The Israeli Defence Minister, Mr Yitzhak Mordechai, warned yesterday that the government would not ease its closure of the West Bank and Gaza - imposed after a July 30th twin suicide bomb attack in Jerusalem - until the Palestinians proved they were making a concerted effort to combat terror. Mr Ross, who met Mr Arafat for a third time last night, is on the second day of a shuttle mission aimed at laying the groundwork prior to a visit later this month by the US Secretary of State, Ms Madeleine Albright, who is expected to present a new US-backed peace initiative.

Yesterday also, thousands of Palestinians, including supporters of the militant Hamas and Islamic Jihad movements, demonstrated against Israeli policies in Ramallah and Gaza.

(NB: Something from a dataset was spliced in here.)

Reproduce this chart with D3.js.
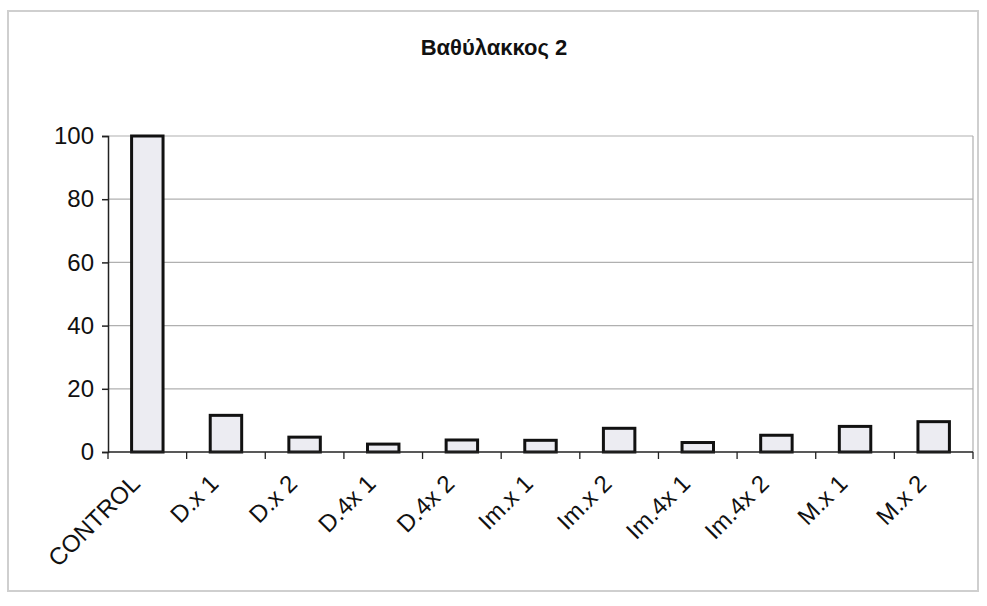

As youths burned the Israeli flag in Ramallah, anti-Israel banners were held aloft. "We salute and are proud of the martyrs," read one, referring to the Jerusalem blasts.

Meanwhile, Mr Arafat was yesterday promised assistance on the anti-terror front by the EU special Middle East envoy, Mr Miguel Angel Moratinos. After meeting the Palestinian leader, Mr Moratinos announced that a Swedish counter-terror expert, Mr Nils Erikson, would be arriving as part of a European move "to support the American effort".

Mr Erikson, who was to arrive last night, will train the Palestinian security forces in interrogation techniques as well as assist in the establishment of an investigation bureau with forensic capabilities.